-- To do --
Include the line containing "const xMax = 3;" and all lines before it, repeated exactly from the listing below, without pictures.

□ □ □

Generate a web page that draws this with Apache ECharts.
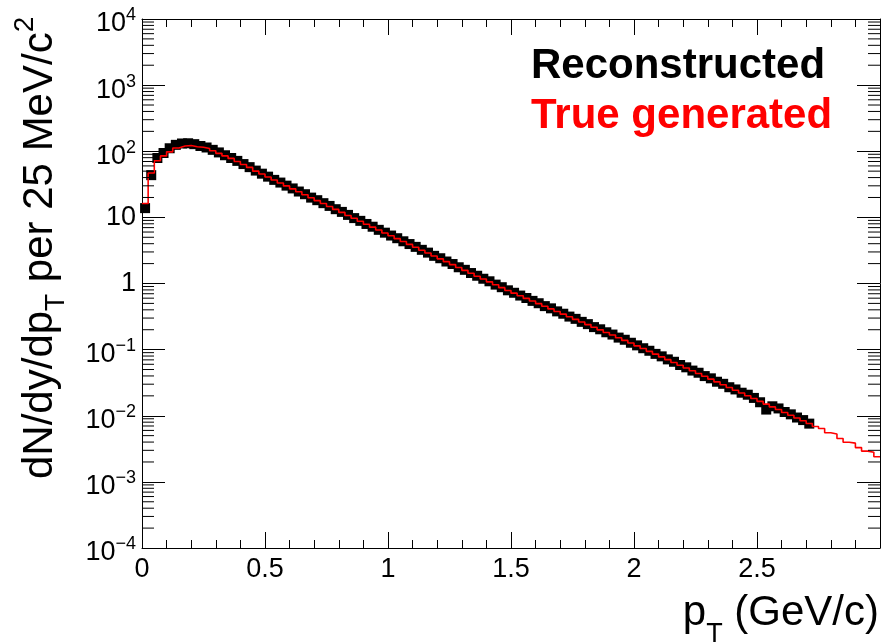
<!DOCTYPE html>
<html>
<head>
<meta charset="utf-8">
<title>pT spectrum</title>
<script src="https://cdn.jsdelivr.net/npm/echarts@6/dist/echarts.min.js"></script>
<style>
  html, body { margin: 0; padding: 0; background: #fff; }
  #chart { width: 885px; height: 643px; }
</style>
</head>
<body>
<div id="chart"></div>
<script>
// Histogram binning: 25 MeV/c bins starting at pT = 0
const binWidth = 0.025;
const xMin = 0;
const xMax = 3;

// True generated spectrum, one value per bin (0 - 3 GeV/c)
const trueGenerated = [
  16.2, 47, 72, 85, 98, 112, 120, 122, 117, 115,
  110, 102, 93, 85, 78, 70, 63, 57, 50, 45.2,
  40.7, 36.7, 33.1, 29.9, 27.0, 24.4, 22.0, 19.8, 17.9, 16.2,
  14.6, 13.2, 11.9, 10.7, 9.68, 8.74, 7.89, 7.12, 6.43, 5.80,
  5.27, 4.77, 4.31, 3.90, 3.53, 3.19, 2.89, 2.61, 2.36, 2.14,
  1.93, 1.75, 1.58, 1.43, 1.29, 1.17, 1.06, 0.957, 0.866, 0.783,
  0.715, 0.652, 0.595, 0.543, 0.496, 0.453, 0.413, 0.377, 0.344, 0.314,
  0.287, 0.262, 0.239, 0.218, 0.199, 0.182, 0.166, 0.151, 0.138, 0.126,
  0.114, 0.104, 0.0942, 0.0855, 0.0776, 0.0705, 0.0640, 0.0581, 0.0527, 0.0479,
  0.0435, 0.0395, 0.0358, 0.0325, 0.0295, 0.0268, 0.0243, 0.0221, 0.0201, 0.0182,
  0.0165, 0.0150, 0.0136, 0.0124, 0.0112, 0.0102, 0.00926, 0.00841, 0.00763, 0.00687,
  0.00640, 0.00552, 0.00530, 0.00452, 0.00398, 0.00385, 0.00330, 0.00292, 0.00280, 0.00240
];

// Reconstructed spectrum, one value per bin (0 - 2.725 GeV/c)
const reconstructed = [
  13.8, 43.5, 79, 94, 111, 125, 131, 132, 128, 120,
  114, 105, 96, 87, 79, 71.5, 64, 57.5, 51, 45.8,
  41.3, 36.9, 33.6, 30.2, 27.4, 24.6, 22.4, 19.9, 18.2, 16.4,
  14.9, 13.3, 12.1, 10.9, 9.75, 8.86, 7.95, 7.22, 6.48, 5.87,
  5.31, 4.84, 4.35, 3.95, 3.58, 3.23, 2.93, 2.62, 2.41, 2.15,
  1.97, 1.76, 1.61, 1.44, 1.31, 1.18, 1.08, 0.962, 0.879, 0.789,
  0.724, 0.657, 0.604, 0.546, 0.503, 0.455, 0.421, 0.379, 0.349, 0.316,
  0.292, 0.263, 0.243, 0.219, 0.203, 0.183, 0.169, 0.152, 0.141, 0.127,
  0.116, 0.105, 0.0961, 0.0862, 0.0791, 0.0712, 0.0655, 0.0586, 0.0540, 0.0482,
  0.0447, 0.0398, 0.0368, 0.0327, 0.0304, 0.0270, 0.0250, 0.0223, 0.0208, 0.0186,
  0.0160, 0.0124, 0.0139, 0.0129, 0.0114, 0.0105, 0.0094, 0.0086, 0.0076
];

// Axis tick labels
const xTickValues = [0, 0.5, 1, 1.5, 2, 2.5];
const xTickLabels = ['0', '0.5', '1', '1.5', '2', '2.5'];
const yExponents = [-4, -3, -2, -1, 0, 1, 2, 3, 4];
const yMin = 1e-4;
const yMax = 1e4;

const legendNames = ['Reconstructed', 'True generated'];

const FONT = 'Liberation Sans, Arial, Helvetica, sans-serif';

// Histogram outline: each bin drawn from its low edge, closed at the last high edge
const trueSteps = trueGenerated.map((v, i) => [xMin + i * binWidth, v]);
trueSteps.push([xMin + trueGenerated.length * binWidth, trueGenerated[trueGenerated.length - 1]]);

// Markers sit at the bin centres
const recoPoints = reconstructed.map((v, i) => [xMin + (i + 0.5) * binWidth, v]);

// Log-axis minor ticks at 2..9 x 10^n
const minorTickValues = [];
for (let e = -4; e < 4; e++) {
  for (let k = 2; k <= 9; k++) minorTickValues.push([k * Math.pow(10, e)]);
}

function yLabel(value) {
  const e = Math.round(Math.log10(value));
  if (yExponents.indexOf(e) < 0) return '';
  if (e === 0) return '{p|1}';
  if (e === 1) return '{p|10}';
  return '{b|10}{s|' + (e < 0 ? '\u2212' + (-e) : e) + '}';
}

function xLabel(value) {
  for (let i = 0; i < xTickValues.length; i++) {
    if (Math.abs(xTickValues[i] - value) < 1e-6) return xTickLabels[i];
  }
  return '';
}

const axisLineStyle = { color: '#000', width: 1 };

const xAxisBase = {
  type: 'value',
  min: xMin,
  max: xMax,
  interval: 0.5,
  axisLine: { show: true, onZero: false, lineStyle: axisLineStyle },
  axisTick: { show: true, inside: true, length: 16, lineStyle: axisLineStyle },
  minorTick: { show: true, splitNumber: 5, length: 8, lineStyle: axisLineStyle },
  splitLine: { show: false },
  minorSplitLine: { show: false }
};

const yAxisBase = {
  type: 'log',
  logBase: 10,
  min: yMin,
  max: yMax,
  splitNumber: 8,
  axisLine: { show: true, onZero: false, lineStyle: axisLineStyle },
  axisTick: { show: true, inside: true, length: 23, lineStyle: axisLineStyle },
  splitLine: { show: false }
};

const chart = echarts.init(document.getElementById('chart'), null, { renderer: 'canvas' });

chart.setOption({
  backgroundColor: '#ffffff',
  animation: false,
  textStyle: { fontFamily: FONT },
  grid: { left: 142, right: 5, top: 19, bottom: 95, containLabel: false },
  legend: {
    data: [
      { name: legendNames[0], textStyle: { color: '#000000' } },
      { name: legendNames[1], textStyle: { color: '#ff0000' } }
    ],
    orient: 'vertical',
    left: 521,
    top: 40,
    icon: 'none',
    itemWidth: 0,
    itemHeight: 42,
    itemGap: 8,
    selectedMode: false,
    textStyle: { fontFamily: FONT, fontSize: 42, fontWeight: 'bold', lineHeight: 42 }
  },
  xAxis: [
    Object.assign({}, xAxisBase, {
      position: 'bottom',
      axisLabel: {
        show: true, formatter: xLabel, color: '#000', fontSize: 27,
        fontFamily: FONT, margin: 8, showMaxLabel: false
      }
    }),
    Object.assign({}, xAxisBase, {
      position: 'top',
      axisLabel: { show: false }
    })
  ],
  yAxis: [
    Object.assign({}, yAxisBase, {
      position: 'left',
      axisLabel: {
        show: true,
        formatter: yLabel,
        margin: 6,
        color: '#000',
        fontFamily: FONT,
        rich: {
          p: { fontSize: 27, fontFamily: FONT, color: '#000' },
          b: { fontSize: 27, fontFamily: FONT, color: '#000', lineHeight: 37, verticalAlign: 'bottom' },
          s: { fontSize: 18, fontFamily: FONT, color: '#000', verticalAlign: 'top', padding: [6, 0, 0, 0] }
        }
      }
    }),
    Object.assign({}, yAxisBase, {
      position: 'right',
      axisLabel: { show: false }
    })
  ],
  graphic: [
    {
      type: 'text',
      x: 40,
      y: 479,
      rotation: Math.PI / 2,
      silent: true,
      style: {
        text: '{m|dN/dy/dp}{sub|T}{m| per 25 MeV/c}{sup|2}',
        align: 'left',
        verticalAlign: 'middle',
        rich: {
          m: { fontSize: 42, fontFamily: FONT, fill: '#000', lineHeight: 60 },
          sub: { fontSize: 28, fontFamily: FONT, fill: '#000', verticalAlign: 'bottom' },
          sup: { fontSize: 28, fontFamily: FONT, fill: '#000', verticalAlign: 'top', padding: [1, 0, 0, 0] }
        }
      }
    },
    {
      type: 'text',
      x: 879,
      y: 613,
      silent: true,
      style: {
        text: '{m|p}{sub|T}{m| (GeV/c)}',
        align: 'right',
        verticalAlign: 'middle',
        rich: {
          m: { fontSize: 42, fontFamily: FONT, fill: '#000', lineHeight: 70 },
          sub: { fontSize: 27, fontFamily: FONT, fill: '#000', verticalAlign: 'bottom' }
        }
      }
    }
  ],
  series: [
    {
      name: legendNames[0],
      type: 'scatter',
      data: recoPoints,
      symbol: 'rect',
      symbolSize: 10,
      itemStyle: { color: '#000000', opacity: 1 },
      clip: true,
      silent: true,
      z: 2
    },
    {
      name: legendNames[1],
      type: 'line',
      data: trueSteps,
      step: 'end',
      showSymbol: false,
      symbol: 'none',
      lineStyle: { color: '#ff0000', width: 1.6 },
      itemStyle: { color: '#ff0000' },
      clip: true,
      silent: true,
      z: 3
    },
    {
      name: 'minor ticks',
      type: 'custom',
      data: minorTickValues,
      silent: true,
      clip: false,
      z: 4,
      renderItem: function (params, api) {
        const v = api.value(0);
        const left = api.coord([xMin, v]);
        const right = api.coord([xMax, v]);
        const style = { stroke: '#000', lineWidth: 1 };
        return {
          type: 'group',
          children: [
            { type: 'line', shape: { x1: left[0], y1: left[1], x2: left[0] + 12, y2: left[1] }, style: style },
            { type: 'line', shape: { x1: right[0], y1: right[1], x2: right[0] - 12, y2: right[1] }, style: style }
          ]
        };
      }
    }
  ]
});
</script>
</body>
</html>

□ □ □

-- Right answer --
Generate a web page that draws this with Apache ECharts.
<!DOCTYPE html>
<html>
<head>
<meta charset="utf-8">
<title>pT spectrum</title>
<script src="https://cdn.jsdelivr.net/npm/echarts@6/dist/echarts.min.js"></script>
<style>
  html, body { margin: 0; padding: 0; background: #fff; }
  #chart { width: 885px; height: 643px; }
</style>
</head>
<body>
<div id="chart"></div>
<script>
// Histogram binning: 25 MeV/c bins starting at pT = 0
const binWidth = 0.025;
const xMin = 0;
const xMax = 3;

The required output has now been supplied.